たった一回行ったくらいで、「熊野古道」について語るなんぞ、オリンピック選手に栄誉賞を授けるくらい、おこがましい事 とは知りつつ、
講師のおっちゃんの話が、あまりにわかりやすかったので、忘れぬように、記しておくことにする。
熊野詣の、第一次ブームは 1000年〜1200年頃 (平安・鎌倉時代)
熊野三山(本宮・新宮・那智)を中心とする熊野信仰は、平安時代 に始まっている。
中でも、天皇、上皇の利用された 中辺路 は、代表的なもの。
その後、時代が移ろい、用途も多彩になり、三山へ向かう様々なルートが開拓され、賑わった。
現存するルートは下記のとおり
- 紀路 中辺路・・・熊野詣の メインルート。上皇、法皇の辿った経路でもある。 そのため随所に 王子社 が設けられている。
- 紀路 大辺路・・・田辺〜紀伊半島を、海岸沿い にまわるコース。最も距離が長いが、風光明媚な景観で知られる。
- 高野山 小辺路・・・・高野山と、熊野三山の 二聖地を結ぶ ルート。 「果無街道」とも呼ばれ、畿内からの 最短経路。近世から盛んになる。 標高1000mを越える山路となる。
- 伊勢路・・・・・・・・伊勢詣の後、熊野へ向かう 一般庶民 のルート。近世以降、西國巡拝の巡礼者がふえる。峠越えに 古道のムードを残している。
- 大峰奥駈道・・・・吉野から 熊野へ向かう 修験者 のルート。山上ヶ岳、八経ヶ岳など、標高2000m級の山を尾根伝いに行く、もっとも厳しいルート
【上皇・法皇のルート】
- 京都(城南宮)〜(淀川)〜八軒屋・・・(紀路)・・・藤白・・・田辺・・・(中辺路)・・・熊野本宮大社〜(熊野川)〜熊野速玉大社・・・熊野那智大社・・・(大雲取り・小雲取り)・・・熊野本宮大社
- 第一回、上皇の熊野詣は、宇多院の907年
- 最後は、亀山院の1281年
- その間、花山院 、白河院、鳥羽院、後白河院など、上皇、法皇が詣でられた総回数は、1000回にも及ぶ。
【王子について】
- 上皇たち の辿られたルートには、「○○王子」という地名が残っている。
- 「王子」は、京都から熊野三山に至るまでの 信仰の道 をつなぐための 神社 だった。

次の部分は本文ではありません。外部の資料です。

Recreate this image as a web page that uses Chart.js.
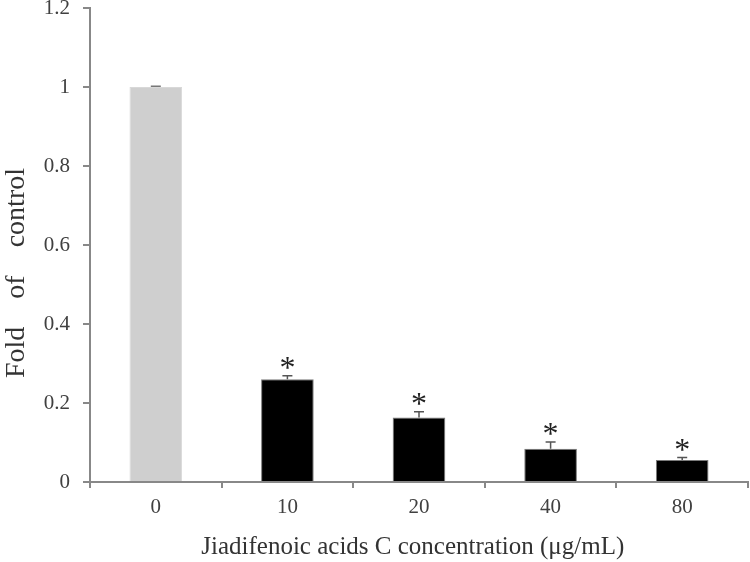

- 「王子」はまた、熊野の分社 であり、旅籠などを含む 休憩所 をかね、和歌会や里神楽の催されることもあり まさしく 旅の安全を祈願する場 であった。
- 「九十九王子」と数字で呼ばれる事が多いが、これは実数ではなく、百=熊野三山 から、そこへ至るまでの道に付けられた数字 とも考えられる。
- 格式の高い社としては 海南市の藤代王子社、印南町の切目王子社、上富田町の稲葉根王子社、中辺路の滝尻王子社、本宮町の発心門王子社、の五社が上げられる
- 「王子」は、上皇・法皇の栄枯衰勢に伴ったが、足利将軍、紀州徳川家によって、復元、保存された記録もある。
【小辺路について】
- 真言密教の霊峰・高野山から熊野に至る 約72km のコース
- 今も一部に残る 石畳 は、近世 になって敷かれたものらしい。
- 道端には、33番〜1番までの石仏が、道中を見守ってくれている。これも 近世 に設置。(大正11年ごろ十津川・本宮の有志による) 中には 道標 を兼ねたものもある。
- 「小辺路」は、信仰 とともに、交易 にも利用された道でもあり、野迫川村 は 物資の集散地だった。
- 「果無峠」は、「十津川村」と「和歌山県本宮町」との 交流の場。 峠道が険しく、十津川からは干したシイタケ、イモの茎、薬草など、つとめて 軽い物 を運び、帰りには4斗(60kg)の 米 を担いだこともあった。「十津川村」は、米が取れず、そのために年貢も免除だったとか・・
- 1889年(明治22年)の 十津川洪水 で 村は大打撃。 住民の中には北海道に移住して 「新十津川村」を築いた足跡もある。
- その後、昭和の始めごろ、村は戸数減少の後、廃村になった。